Building A is 464 feet tall and Building B is 321 feet tall. Dale is standing between the buildings. The angle of elevation from the point on the ground where Dale is standing is 75 degrees to the top of Building A and 48 degrees to the top of Building B, how far apart are the buildings?

Answer 1

Answer:

The distance between the buildings is:

D = 413.3 ft

Step-by-step explanation:

Ok, here we have two triangle rectangles, such that these triangle rectangles share a common vertex which is Dale.

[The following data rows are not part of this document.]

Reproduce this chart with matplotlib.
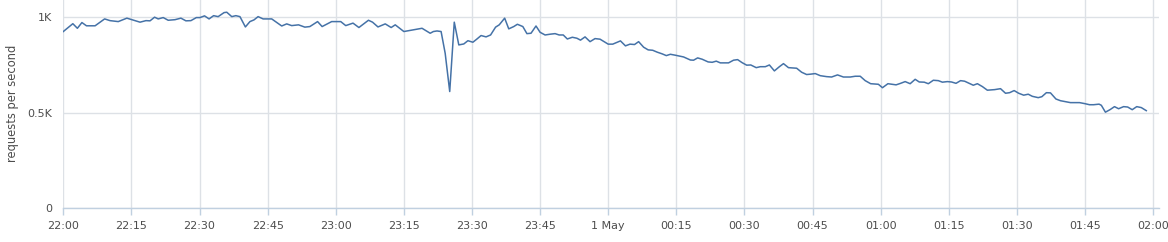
import matplotlib
matplotlib.use("Agg")
import matplotlib.pyplot as plt

# minutes after 22:00
minutes = [
    0, 2.1, 3.1, 4.1, 5.1, 7, 9.1, 10.3, 12.1, 14, 16.9, 18.2, 19.1, 20.1, 20.9, 22, 23.1,
    24.6, 25.9, 27, 28.1, 29.3, 30.1, 31.1, 32.1, 33.1, 34.1, 35.4, 36, 37.1, 38, 38.9, 40.1,
    41.1, 42, 42.9, 44, 45.9, 48.1, 49.2, 50.3, 51.8, 53.2, 54.3, 56, 57, 59.1, 61.1, 62.2,
    63.8, 65.1, 67.2, 68.1, 69.3, 70.9, 72.2, 73.1, 75, 79,
    80.8, 81.5, 82.3, 83.2, 84.1, 85.1, 86.1, 87.1, 88.2, 89.1, 90.2, 91.1, 92, 93.1, 94.1,
    95.2, 96, 97.2, 98.1, 99.2, 100, 101.2, 102.1, 103, 104.1, 105, 106.1, 107.2, 108.3,
    109.2, 110.1, 111, 112.1, 113.1, 113.9, 114.9, 116, 117.1, 118.2, 120, 121,
    122.7, 123.8, 124.8, 125.8, 126.7, 127.8, 128.8, 129.8, 130.8, 131.9, 132.8, 133.7,
    134.8, 136.6, 138.1, 138.8, 139.7, 140.7, 142, 142.9, 143.8, 144.7, 146.5, 147.6, 148.5,
    149.5, 150.5, 151.4, 152.6, 153.5, 154.6, 155.5, 156.6, 157.7, 158.6, 159.7,
    161.5, 162.6, 163.7, 164.6, 165.6, 166.7, 168.1, 169.2, 170.5, 171.8, 173.3, 174.4,
    175.5, 176.6, 177.8, 179.5, 180.4, 181.6, 183.4, 184.4, 185.4, 186.5, 187.6, 188.5,
    189.6, 190.5, 191.6, 192.7, 193.6, 194.7, 195.6, 196.6, 197.6, 198.5, 199.5,
    200.4, 201.3, 202.4, 203.5, 205.1, 206.4, 207.5, 208.4, 209.4, 210.4, 211.5, 212.5,
    213.4, 214.7, 215.5, 216.5, 217.4, 218.6, 219.6, 220.7, 221.8, 222.7, 223.8, 224.9,
    226, 226.9, 228.1, 228.6, 229.5, 230.5, 231.5, 232.4, 233.5, 234.4, 235.4, 236.4,
    237.4, 238.5,
]
requests = [
    925, 966, 942, 972, 955, 955, 991, 982, 977, 995, 974, 982, 981, 1000, 991, 998, 984,
    987, 995, 981, 982, 998, 998, 1007, 991, 1008, 1003, 1024, 1026, 1003, 1008, 1003, 949,
    977, 986, 1003, 991, 991, 954, 965, 956, 960, 948, 951, 977, 951, 977, 977, 956,
    969, 946, 984, 974, 949, 965, 946, 960, 925, 942,
    916, 925, 928, 925, 811, 611, 974, 855, 860, 877, 869, 886, 904, 897, 907,
    948, 960, 995, 939, 951, 963, 951, 914, 916, 954, 921, 907, 911, 914,
    907, 907, 886, 895, 890, 880, 897, 872, 888, 885, 859, 859,
    876, 850, 859, 857, 872, 843, 829, 827, 817, 808, 799, 806,
    801, 792, 776, 775, 787, 780, 766, 764, 770, 761, 761, 775, 778,
    762, 749, 750, 736, 741, 741, 750, 719, 741, 757, 736,
    733, 712, 700, 702, 705, 694, 689, 687, 698, 687, 687, 691,
    691, 668, 652, 649, 631, 652, 646, 654, 663, 652, 675, 661,
    660, 652, 670, 668, 660, 663, 661, 654, 668, 665, 654,
    644, 652, 637, 618, 621, 626, 602, 605, 616, 602, 592, 597,
    586, 579, 584, 605, 604, 572, 563, 558, 553, 553, 553, 548,
    542, 542, 545, 539, 503, 516, 532, 521, 532, 530, 516, 532,
    527, 511,
]

tick_minutes = list(range(0, 241, 15))
tick_labels = ["22:00", "22:15", "22:30", "22:45", "23:00", "23:15", "23:30", "23:45",
               "1 May", "00:15", "00:30", "00:45", "01:00", "01:15", "01:30", "01:45", "02:00"]
y_ticks = [0, 500, 1000]
y_labels = ["0", "0.5K", "1K"]

fig = plt.figure(figsize=(11.68, 2.42), dpi=100)
ax = fig.add_axes([63.3 / 1168, 1 - 208.3 / 242, (1159 - 63.3) / 1168, 208.3 / 242])

ax.plot(minutes, requests, color="#4572A7", linewidth=1.1, solid_joinstyle="round")

ax.set_xlim(0, 241.3)
ax.set_ylim(0, 1090)

ax.set_xticks(tick_minutes)
ax.set_xticklabels(tick_labels)
ax.set_yticks(y_ticks)
ax.set_yticklabels(y_labels)

ax.grid(True, color="#dde1e6", linewidth=1.0)
ax.set_axisbelow(True)
for side in ["top", "right", "left"]:
    ax.spines[side].set_visible(False)
ax.spines["bottom"].set_color("#c0d0e0")
ax.spines["bottom"].set_linewidth(1.0)

ax.tick_params(axis="x", colors="#c0d0e0", length=5, width=1, labelcolor="#4d4d4d",
               labelsize=8, pad=4)
ax.tick_params(axis="y", length=0, labelcolor="#4d4d4d", labelsize=8, pad=8)

ax.set_ylabel("requests per second", color="#4d4d4d", fontsize=8.3)
ax.yaxis.set_label_coords(-0.040, 0.505)

fig.savefig("out.png", dpi=100)
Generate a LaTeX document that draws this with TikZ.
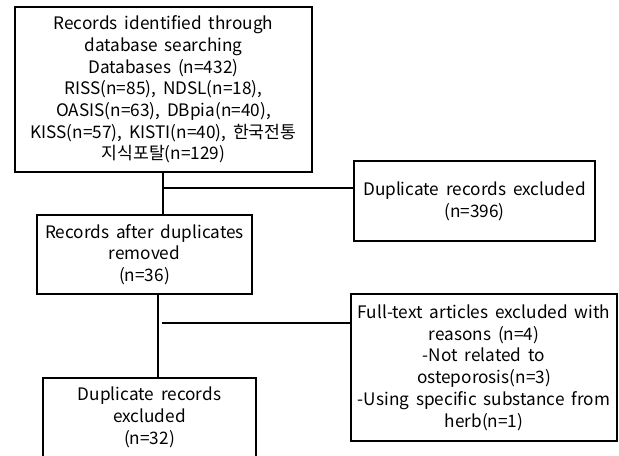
\documentclass[tikz,border=0pt]{standalone}
\usepackage{fontspec}
\setmainfont{Noto Sans CJK KR}
\usetikzlibrary{positioning}
\newcommand{\boxfont}{\fontsize{12.9}{16.3}\selectfont\spaceskip=0.4em plus 0.1em\relax}

\begin{document}
\begin{tikzpicture}[
  x=0.75pt, y=-0.75pt,
  box/.style={
    draw,
    line width=1.9pt,
    align=center,
    font=\boxfont,
    inner sep=0pt
  },
  link/.style={line width=1.4pt}
]
\useasboundingbox (0,0) rectangle (619,455);

% Step 1 - search
\node[box, minimum width=222.75pt, minimum height=123.75pt] (db) at (163.5,89.5) {Records identified through\\ database searching\\ Databases (n=432)\\ RISS(n=85), NDSL(n=18),\\ OASIS(n=63), DBpia(n=40),\\ KISS(n=57), KISTI(n=40), 한국전통\\ 지식포탈(n=129)};
\node[box, minimum width=180.75pt, minimum height=60pt] (dup) at (474.5,201) {Duplicate records excluded\\ (n=396)};

% Step 2 - screening
\node[box, minimum width=161.25pt, minimum height=59.25pt] (after) at (144.5,254.5) {Records after duplicates\\ removed\\ (n=36)};
\node[box, minimum width=199.5pt, minimum height=110.25pt] (full) at (484,367.5) {Full-text articles excluded with\\ reasons (n=4)\\ -Not related to\\ osteporosis(n=3)\\ -Using specific substance from\\ herb(n=1)};

% Step 3 - result
\node[box, minimum width=159.75pt, minimum height=59.25pt] (excl) at (149.5,417.5) {Duplicate records\\ excluded\\ (n=32)};

% Lines
\coordinate (split1) at (163,188);
\coordinate (split2) at (162,323);
\draw[link] (split1 |- db.south) -- (split1 |- after.north);
\draw[link] (split1) -- (split1 -| dup.west);
\draw[link] (158,0 |- after.south) -- (158,0 |- excl.north);
\draw[link] (split2) -- (split2 -| full.west);

\end{tikzpicture}
\end{document}
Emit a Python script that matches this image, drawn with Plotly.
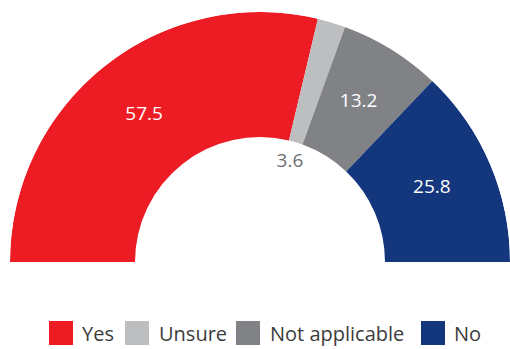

One of the triangles, let's call it triangle A, has the catheti:

Distance between Dale and Building A = d1

Height of Building A = 464 ft

The other triangle (triangle B) has the catheti:

Distance between Dale and Building B = d2

Height of building B = 321ft

We want to find the distance between the buildings, which is equal to d1 + d2.

Then we want to find d1 and d2.

For triangle A:

We know that the angle at the vertex where Dale is standing, is 75°

Then the adjacent cathetus is d1, and the opposite cathetus is the height of building A.

Remember that:

Tan(θ) = (opposite cathetus)/(adjacent cathetus)

Then:

Tan(75°) = (464 ft)/(d1)

d1 = (464 ft)/(Tan(75°)) = 124.3 ft

Now for triangle B, the angle at the vertex where Dale is standing is 48°.

from this vertex, we have d2 as the adjacent cathetus and the height of build B as the opposite cathetus.

Then:

Tan(48°) = 321ft/d2

d2 = (321ft)/(Tan(48°)) = 289ft

Then the distance between the buildings is:

D = d1 + d2 =  124.3 ft +  289ft = 413.3 ft